PhonePe IPO delay signals valuation standoff for upcoming new-age listings
PhonePe has postponed its $1.3-billion IPO due to volatile markets and a valuation gap with investors, highlighting cautious sentiment among public market participants. Multiple large public issues in the queue could be impacted. Currently, new-ag...

Companies such as Zepto, Oyo, Flipkart, Razorpay, Infra Market and Acko are among those evaluating IPOs in the next 12 months. While Zepto has filed confidentially to raise up to Rs 11,000 crore in fresh capital from the public markets, hotel aggregator startup Oyo’s parent company Prism has filed to raise Rs 6,650 crore in primary capital via an IPO.
Walmart-owned ecommerce company Flipkart has been engaging with bankers for a potential listing next year, and Accel-backed business-to-business (B2B) firm Infra Market, which has already received Sebi nod for its proposed Rs 5,000 crore offering, raised Rs 1,250 crore in debt last month. Razorpay has already appointed bankers to prepare for a listing and is currently on track to go public in the latter half of this year.

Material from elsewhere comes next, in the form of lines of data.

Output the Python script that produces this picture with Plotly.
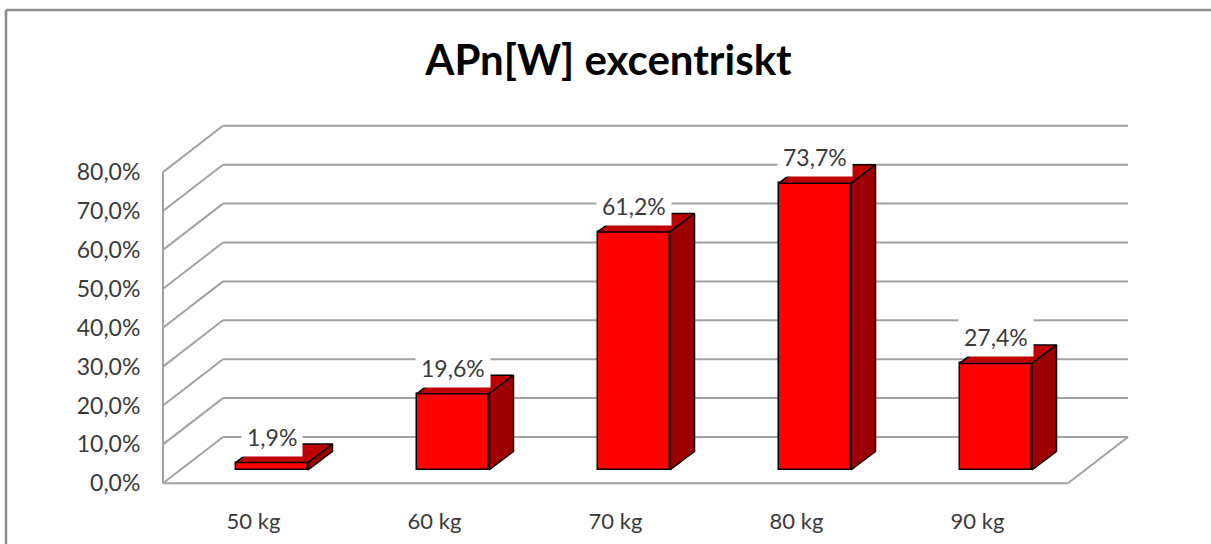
import plotly.graph_objects as go

# --- data ---
categories = ["50 kg", "60 kg", "70 kg", "80 kg", "90 kg"]
values = [1.9, 19.6, 61.2, 73.7, 27.4]
value_labels = ["1,9%", "19,6%", "61,2%", "73,7%", "27,4%"]
grid_values = [0, 10, 20, 30, 40, 50, 60, 70, 80]
grid_labels = ["0,0%", "10,0%", "20,0%", "30,0%", "40,0%", "50,0%", "60,0%", "70,0%", "80,0%"]
title_text = "APn[W] excentriskt"

# --- oblique projection, pixels per axis unit ---
PX_PER_CAT = 181.0
PX_PER_PCT = 3.89
X_LEFT, X_RIGHT = 150, 1140      # plot area in px
Y_TOP, Y_BOTTOM = 100, 495
AXIS_X, AXIS_Y = 163, 483.3      # where category edge -0.5 and 0 % sit

wall_dx, wall_dy = 60 / PX_PER_CAT, 46.3 / PX_PER_PCT
bar_off_x, bar_off_y = 18.25 / PX_PER_CAT, 13.3 / PX_PER_PCT
bar_dx, bar_dy = 24.5 / PX_PER_CAT, 18.5 / PX_PER_PCT
bar_w = 72.5 / PX_PER_CAT

FONT = "Lato, Carlito, Calibri, sans-serif"
TXT = "#3a3a3a"
GRID = "#a2a2a2"
n = len(categories)
xL, xR = -0.5, n - 0.5

fig = go.Figure()

# front faces
fig.add_trace(go.Bar(
    x=[i + bar_off_x for i in range(n)], y=values,
    base=[bar_off_y] * n, width=bar_w,
    marker=dict(color="#ff0000", line=dict(color="#000000", width=1.5)),
    showlegend=False, hoverinfo="skip",
))

# top and side faces
for i, v in enumerate(values):
    x0 = i + bar_off_x - bar_w / 2
    x1 = x0 + bar_w
    yb = bar_off_y
    yt = bar_off_y + v
    fig.add_trace(go.Scatter(
        x=[x0, x1, x1 + bar_dx, x0 + bar_dx, x0],
        y=[yt, yt, yt + bar_dy, yt + bar_dy, yt],
        mode="lines", fill="toself", fillcolor="#c00000",
        line=dict(color="#000000", width=1.5), showlegend=False, hoverinfo="skip",
    ))
    fig.add_trace(go.Scatter(
        x=[x1, x1 + bar_dx, x1 + bar_dx, x1, x1],
        y=[yb, yb + bar_dy, yt + bar_dy, yt, yb],
        mode="lines", fill="toself", fillcolor="#9c0000",
        line=dict(color="#000000", width=1.5), showlegend=False, hoverinfo="skip",
    ))

# walls and floor
shapes = []
def seg(x0, y0, x1, y1):
    shapes.append(dict(type="line", xref="x", yref="y", x0=x0, y0=y0, x1=x1, y1=y1,
                       layer="below", line=dict(color=GRID, width=2)))

for g in grid_values:
    seg(xL, g, xL + wall_dx, g + wall_dy)
    seg(xL + wall_dx, g + wall_dy, xR + wall_dx, g + wall_dy)
seg(xL, 0, xL, grid_values[-1])
seg(xL, 0, xR, 0)
seg(xR, 0, xR + wall_dx, wall_dy)

# chart-area border (top and left only are visible)
shapes.append(dict(type="line", xref="paper", yref="paper", layer="below",
                   x0=(6 - X_LEFT) / (X_RIGHT - X_LEFT), x1=(1211 - X_LEFT) / (X_RIGHT - X_LEFT),
                   y0=(Y_BOTTOM - 10) / (Y_BOTTOM - Y_TOP), y1=(Y_BOTTOM - 10) / (Y_BOTTOM - Y_TOP),
                   line=dict(color="#8c8c8c", width=2.5)))
shapes.append(dict(type="line", xref="paper", yref="paper", layer="below",
                   x0=(6 - X_LEFT) / (X_RIGHT - X_LEFT), x1=(6 - X_LEFT) / (X_RIGHT - X_LEFT),
                   y0=(Y_BOTTOM - 10) / (Y_BOTTOM - Y_TOP), y1=(Y_BOTTOM - 544) / (Y_BOTTOM - Y_TOP),
                   line=dict(color="#8c8c8c", width=2.5)))

# data labels
annotations = [
    dict(x=i + bar_off_x, y=bar_off_y + v, text=lab, showarrow=False, xanchor="center", yanchor="middle",
         yshift=26, bgcolor="#ffffff", borderpad=5,
         font=dict(family=FONT, size=23, color=TXT))
    for i, (v, lab) in enumerate(zip(values, value_labels))
]

fig.update_layout(
    width=1211, height=544, autosize=False,
    margin=dict(l=X_LEFT, r=1211 - X_RIGHT, t=Y_TOP, b=544 - Y_BOTTOM, pad=0),
    paper_bgcolor="#ffffff", plot_bgcolor="#ffffff",
    title=dict(text=f"<b>{title_text}</b>", x=608.5 / 1211, xanchor="center", y=1 - 60 / 544, yanchor="middle",
               font=dict(family=FONT, size=42, color="#000000")),
    shapes=shapes, annotations=annotations, showlegend=False, bargap=0,
    xaxis=dict(
        range=[xL - (AXIS_X - X_LEFT) / PX_PER_CAT, xL + (X_RIGHT - AXIS_X) / PX_PER_CAT],
        tickmode="array", tickvals=list(range(n)), ticktext=categories,
        showgrid=False, zeroline=False, showline=False, automargin=False,
        ticks="outside", ticklen=7, tickcolor="rgba(0,0,0,0)",
        tickfont=dict(family=FONT, size=22, color=TXT),
    ),
    yaxis=dict(
        range=[-(Y_BOTTOM - AXIS_Y) / PX_PER_PCT, (AXIS_Y - Y_TOP) / PX_PER_PCT],
        tickmode="array", tickvals=grid_values, ticktext=grid_labels,
        showgrid=False, zeroline=False, showline=False, automargin=False,
        ticks="outside", ticklen=4, tickcolor="rgba(0,0,0,0)",
        tickfont=dict(family=FONT, size=23, color=TXT),
    ),
)

fig.write_html("out.html", post_script="document.body.style.margin='0';",
               config={"displayModeBar": False})
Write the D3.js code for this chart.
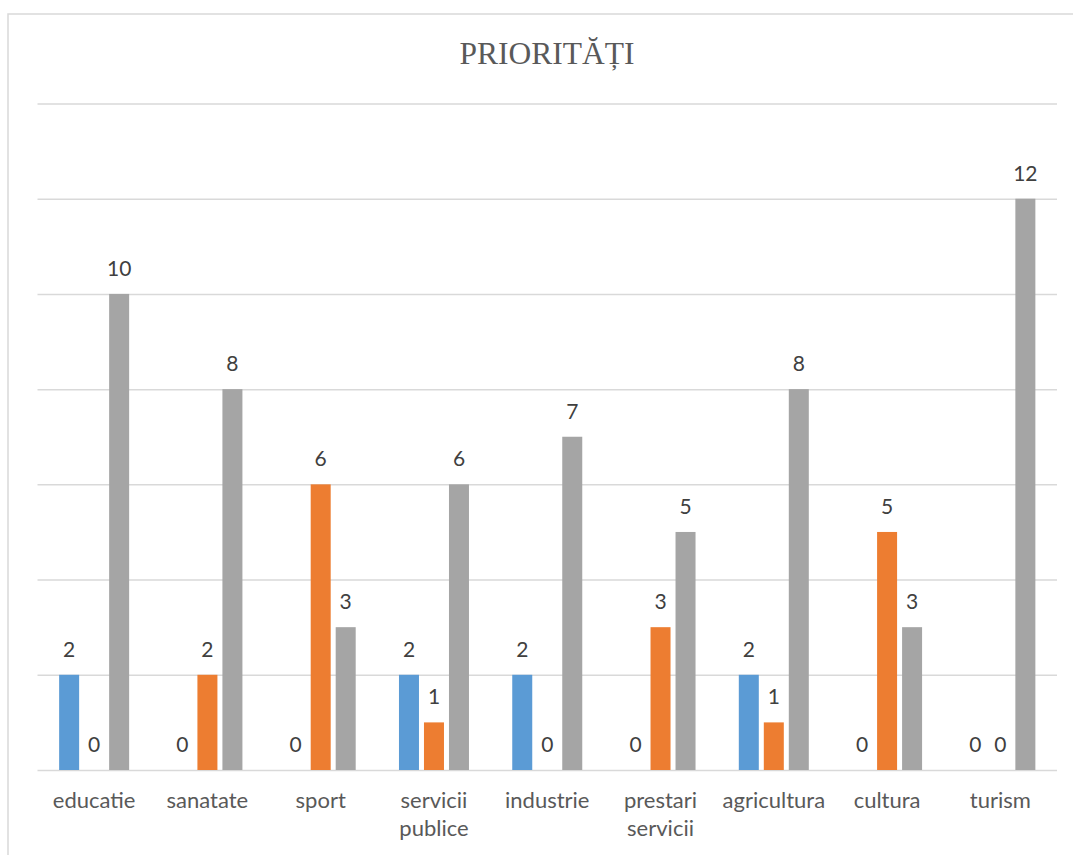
<!DOCTYPE html>
<html>
<head>
<meta charset="utf-8">
<script src="https://cdn.jsdelivr.net/npm/d3@7"></script>
<style>
  html, body { margin: 0; padding: 0; background: #fff; }
  svg { display: block; }
</style>
</head>
<body>
<svg id="chart" width="1073" height="855"></svg>
<script>
// Chart data
const categories = ["educatie", "sanatate", "sport", "servicii publice", "industrie",
                    "prestari servicii", "agricultura", "cultura", "turism"];
const seriesNames = ["serie1", "serie2", "serie3"];
const serie1 = [2, 0, 0, 2, 2, 0, 2, 0, 0];
const serie2 = [0, 2, 6, 1, 0, 3, 1, 5, 0];
const serie3 = [10, 8, 3, 6, 7, 5, 8, 3, 12];
const gridTicks = [0, 2, 4, 6, 8, 10, 12, 14];
const title = "PRIORITĂȚI";

const colors = { serie1: "#5B9BD5", serie2: "#ED7D31", serie3: "#A5A5A5" };
const values = { serie1, serie2, serie3 };

const svg = d3.select("#chart");
const W = 1073, H = 855;

// outer chart frame
svg.append("rect")
  .attr("x", 8).attr("y", 14)
  .attr("width", W + 20).attr("height", H + 20)
  .attr("fill", "#fff")
  .attr("stroke", "#D9D9D9").attr("stroke-width", 1.5);

svg.append("text")
  .attr("x", 547).attr("y", 64)
  .attr("text-anchor", "middle")
  .attr("font-family", "'Liberation Serif', 'Times New Roman', serif")
  .attr("font-size", 31.5)
  .attr("fill", "#595959")
  .text(title);

const plot = { left: 37.5, right: 1057, top: 103.5, bottom: 770 };

const x0 = d3.scaleBand().domain(categories).range([plot.left, plot.right]).padding(0);
const y = d3.scaleLinear().domain([0, 14]).range([plot.bottom, plot.top]);

// bars in a cluster: 20px wide, 5px apart, centred on the category
const clusterW = 70;
const x1 = d3.scaleBand().domain(seriesNames).range([0, clusterW]).paddingInner(0.2).paddingOuter(0);

// gridlines
const grid = svg.append("g")
  .attr("transform", `translate(${plot.left},0)`)
  .call(d3.axisLeft(y).tickValues(gridTicks).tickSize(-(plot.right - plot.left)).tickFormat(""));
grid.select(".domain").remove();
grid.selectAll(".tick line").attr("stroke", "#D9D9D9").attr("stroke-width", 1.5);

const rows = categories.map((c, i) => ({
  cat: c,
  items: seriesNames.map(s => ({ key: s, value: values[s][i] }))
}));

const groups = svg.append("g").selectAll("g")
  .data(rows).join("g")
  .attr("transform", d => `translate(${x0(d.cat) + x0.bandwidth() / 2 - clusterW / 2},0)`);

groups.selectAll("rect")
  .data(d => d.items).join("rect")
  .attr("x", d => x1(d.key))
  .attr("y", d => y(d.value))
  .attr("width", x1.bandwidth())
  .attr("height", d => y(0) - y(d.value))
  .attr("fill", d => colors[d.key]);

groups.selectAll("text")
  .data(d => d.items).join("text")
  .attr("x", d => x1(d.key) + x1.bandwidth() / 2)
  .attr("y", d => y(d.value) - 18)
  .attr("text-anchor", "middle")
  .attr("font-family", "Lato, 'Open Sans', sans-serif")
  .attr("font-size", 21)
  .attr("fill", "#404040")
  .text(d => d.value);

// category labels, two-word names broken onto two lines
const labels = svg.append("g").selectAll("text")
  .data(categories).join("text")
  .attr("x", d => x0(d) + x0.bandwidth() / 2)
  .attr("y", 808)
  .attr("text-anchor", "middle")
  .attr("font-family", "Lato, 'Open Sans', sans-serif")
  .attr("font-size", 22)
  .attr("fill", "#595959");

labels.each(function(d) {
  const words = d.split(" ");
  const t = d3.select(this);
  words.forEach((w, i) => {
    t.append("tspan")
      .attr("x", x0(d) + x0.bandwidth() / 2)
      .attr("dy", i === 0 ? 0 : 28)
      .text(w);
  });
});
</script>
</body>
</html>
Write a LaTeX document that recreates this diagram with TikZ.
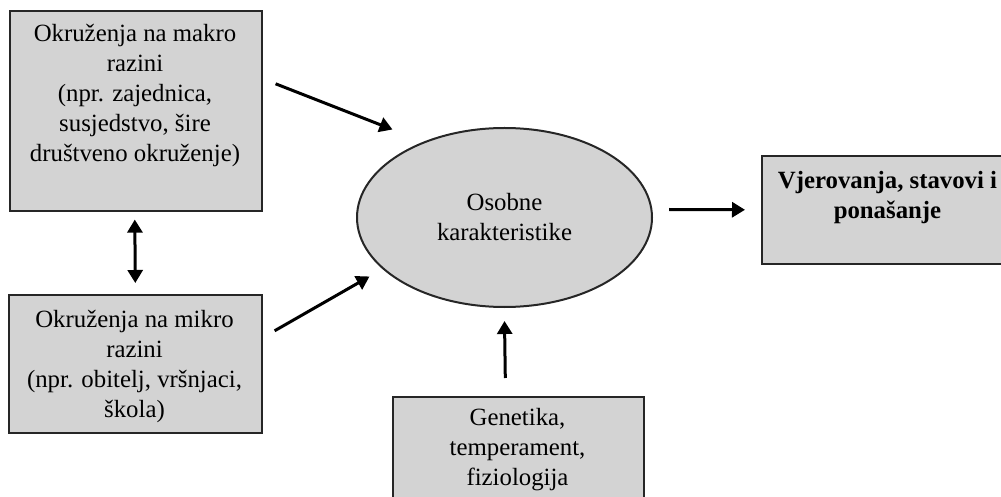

Market participants said PhonePe’s move underscores the widening expectations gap between late-stage startups and public market investors on valuations, at a time when mutual funds are turning more cautious on richly priced tech listings.
“If a company of PhonePe’s scale is choosing to wait, it sends a signal to the rest of the startup ecosystem that public market investors are being far more price sensitive right now,” a senior fund manager said. “Others planning IPOs over the next year will be watching that very closely.”
“Interest from retail investors has died down, so institutional investors are primarily the ones supporting an IPO to sail through. Most IPO-bound firms are therefore working closely with fund houses to gauge interest and making plans accordingly,” said the founder of an IPO-bound startup, requesting anonymity.
For some firms, going public has become a necessity given growth-stage funding has slowed drastically in India. But for cash-rich firms, management teams are choosing to move cautiously and time the issue better.
“Even for firms with a strong profitability profile or a steady path to bottomline improvement, there are question marks because of broader market volatility and uncertainty around how public investors will price growth over the next few quarters,” a Mumbai-based investment banker said.
“Companies with cash-generating businesses are not in a hurry to raise anyway, but those that continue to burn cash are willing to come back to the table for more realistic valuations because they need to raise,” a venture capital investor said.
“Most IPO-bound companies are getting everything in place. The idea is that once markets improve within Sebi’s approval validity window, they would like to take the plunge,” the founder quoted above said.